The 1899 book, "Album of Genealogy and Biography, Cook County, Illinois", carries a full biography of our inventor, Treat T. Prosser. What follows are excerpts. "Treat T. Prosser was born in the little town of Avon, New York, January 22, 1827... Always handy in the user of tools, at the early age of fourteen he had been engaged at the trade of a millwright, in which he soon became a proficient workman... From the young millwright developed an inventor of agricultural implements of great value; of a superior system of machinery for the manufacture of bolts; of universally recognized improvements upon steam engines; of a practical and widely used machine for pegging boots; of coal machinery; of the Prosser Cylinder Car... He drew the plans for the Chicago Hydraulic Company, which built the first water-works system in Chicago.

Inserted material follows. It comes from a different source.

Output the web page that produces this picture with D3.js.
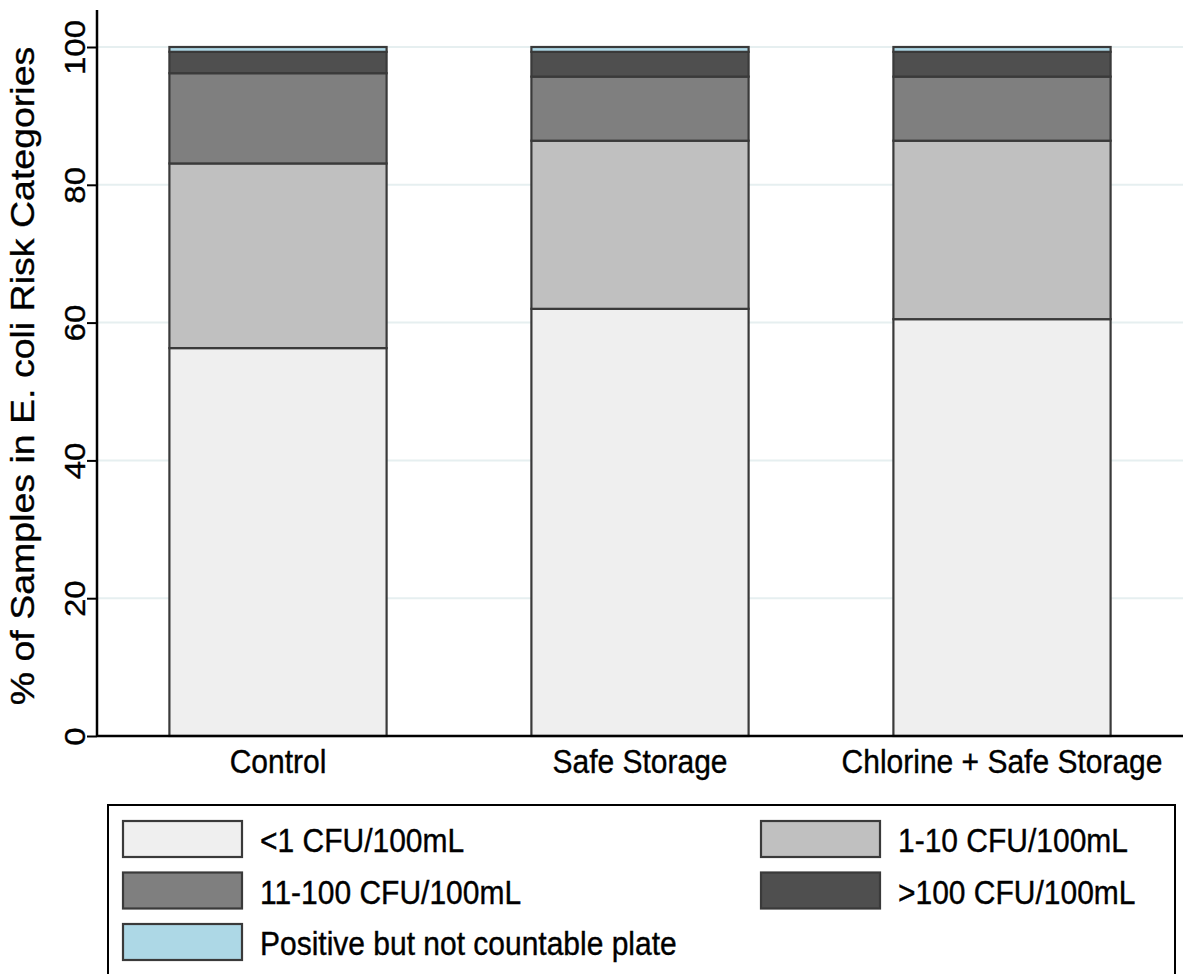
<!DOCTYPE html>
<html>
<head>
<meta charset="utf-8">
<script src="https://cdn.jsdelivr.net/npm/d3@7"></script>
<style>
  html, body { margin: 0; padding: 0; background: #fff; }
  svg { display: block; }
  text { font-family: "Liberation Sans", Arial, Helvetica, sans-serif; fill: #000; stroke: #000; stroke-width: 0.35px; }
</style>
</head>
<body>
<svg id="chart" width="1183" height="974"></svg>
<script>
// ---- data ----
const groups = ["Control", "Safe Storage", "Chlorine + Safe Storage"];
const categories = ["<1 CFU/100mL", "1-10 CFU/100mL", "11-100 CFU/100mL", ">100 CFU/100mL", "Positive but not countable plate"];
const lt1   = [56.3, 62.0, 60.5];
const c1to10 = [26.8, 24.4, 25.9];
const c11to100 = [13.1, 9.3, 9.3];
const gt100 = [3.1, 3.6, 3.6];
const positiveNC = [0.7, 0.7, 0.7];
const yTicks = [0, 20, 40, 60, 80, 100];
const yTitle = "% of Samples in E. coli Risk Categories";

const seriesValues = [lt1, c1to10, c11to100, gt100, positiveNC];
const colors = ["#efefef", "#c0c0c0", "#7f7f7f", "#4f4f4f", "#add8e6"];

// ---- layout ----
const svg = d3.select("#chart");
const mLeft = 97, mRight = 1183, mTop = 47, mBottom = 736;
const SY = 1.1; // vertical stretch of glyphs in reference

const x = d3.scaleBand().domain(groups).range([mLeft, mRight]).paddingInner(0.4).paddingOuter(0.2);
const y = d3.scaleLinear().domain([0, 100]).range([mBottom, mTop]);

// gridlines
svg.append("g").selectAll("line").data(yTicks.filter(d => d > 0)).join("line")
  .attr("x1", mLeft).attr("x2", mRight)
  .attr("y1", d => y(d)).attr("y2", d => y(d))
  .attr("stroke", "#e6eff0").attr("stroke-width", 2);

// stacked data
const rows = groups.map((g, i) => {
  const o = { group: g };
  categories.forEach((c, k) => o[c] = seriesValues[k][i]);
  return o;
});
const stacked = d3.stack().keys(categories)(rows);

svg.append("g").selectAll("g").data(stacked).join("g")
  .attr("fill", (d, i) => colors[i])
  .selectAll("rect").data(d => d).join("rect")
  .attr("x", d => x(d.data.group))
  .attr("width", x.bandwidth())
  .attr("y", d => y(d[1]))
  .attr("height", d => y(d[0]) - y(d[1]))
  .attr("stroke", "#3a3a3a").attr("stroke-width", 2.2);

// y axis
const yAxis = svg.append("g").attr("transform", `translate(${mLeft},0)`)
  .call(d3.axisLeft(y).tickValues(yTicks).tickSize(10).tickPadding(0).tickFormat(d3.format("d")));
yAxis.select(".domain").attr("d", `M0,10V${mBottom}`).attr("stroke", "#000").attr("stroke-width", 2.5);
yAxis.selectAll(".tick line").attr("stroke", "#000").attr("stroke-width", 2);
yAxis.selectAll(".tick text")
  .attr("x", null).attr("dy", null)
  .attr("text-anchor", "middle")
  .style("font-size", "30px")
  .attr("transform", `translate(-12,0) scale(1,${SY}) rotate(-90)`)
  .attr("y", 0);

// x axis
const xAxis = svg.append("g").attr("transform", `translate(0,${mBottom})`)
  .call(d3.axisBottom(x).tickSize(0).tickPadding(0));
xAxis.select(".domain").attr("d", `M${mLeft},0H${mRight}`).attr("stroke", "#000").attr("stroke-width", 2.5);
xAxis.selectAll(".tick text")
  .attr("y", null).attr("dy", null)
  .style("font-size", "30px")
  .attr("transform", `translate(0,37) scale(1,${SY})`);

// y title
svg.append("text")
  .attr("transform", `translate(34,376) scale(1,1.12) rotate(-90)`)
  .attr("text-anchor", "middle")
  .style("font-size", "33.5px")
  .text(yTitle);

// legend
const lg = svg.append("g");
lg.append("rect").attr("x", 108).attr("y", 805).attr("width", 1067).attr("height", 200)
  .attr("fill", "#fff").attr("stroke", "#000").attr("stroke-width", 2);
const legendPos = [
  { col: 0, row: 0 }, { col: 1, row: 0 }, { col: 0, row: 1 }, { col: 1, row: 1 }, { col: 0, row: 2 }
];
const colX = [123, 761], rowY0 = 821, rowStep = 51.5;
categories.forEach((c, i) => {
  const p = legendPos[i];
  const gx = colX[p.col], gy = rowY0 + p.row * rowStep;
  lg.append("rect").attr("x", gx).attr("y", gy).attr("width", 119).attr("height", 36)
    .attr("fill", colors[i]).attr("stroke", "#3a3a3a").attr("stroke-width", 2.2);
  lg.append("text")
    .attr("transform", `translate(${gx + 137},${gy + 31}) scale(1,${SY})`)
    .style("font-size", "30px")
    .text(c);
});
</script>
</body>
</html>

"In 1851 Mr. Prosser came to Chicago...From 1851 until the date of his death, December 11, 1895, Mr. Prosser made Chicago his home, with the exception of two years spent in the Rocky Mountains, six years in Boston, and a short vacation spent in Europe... Closely wedded to his profession, Mr. Prosser generally refused the responsibilities of official positions, but made an exception to this rule after the Great Fire, when he acted as superintendent of the distribution of food to the destitute in Districts Four and Five..." Unfortunately, the biography sheds no light on exactly how Mr. Prosser earned his money: was he a free-lance designer and inventor, or did he work for others?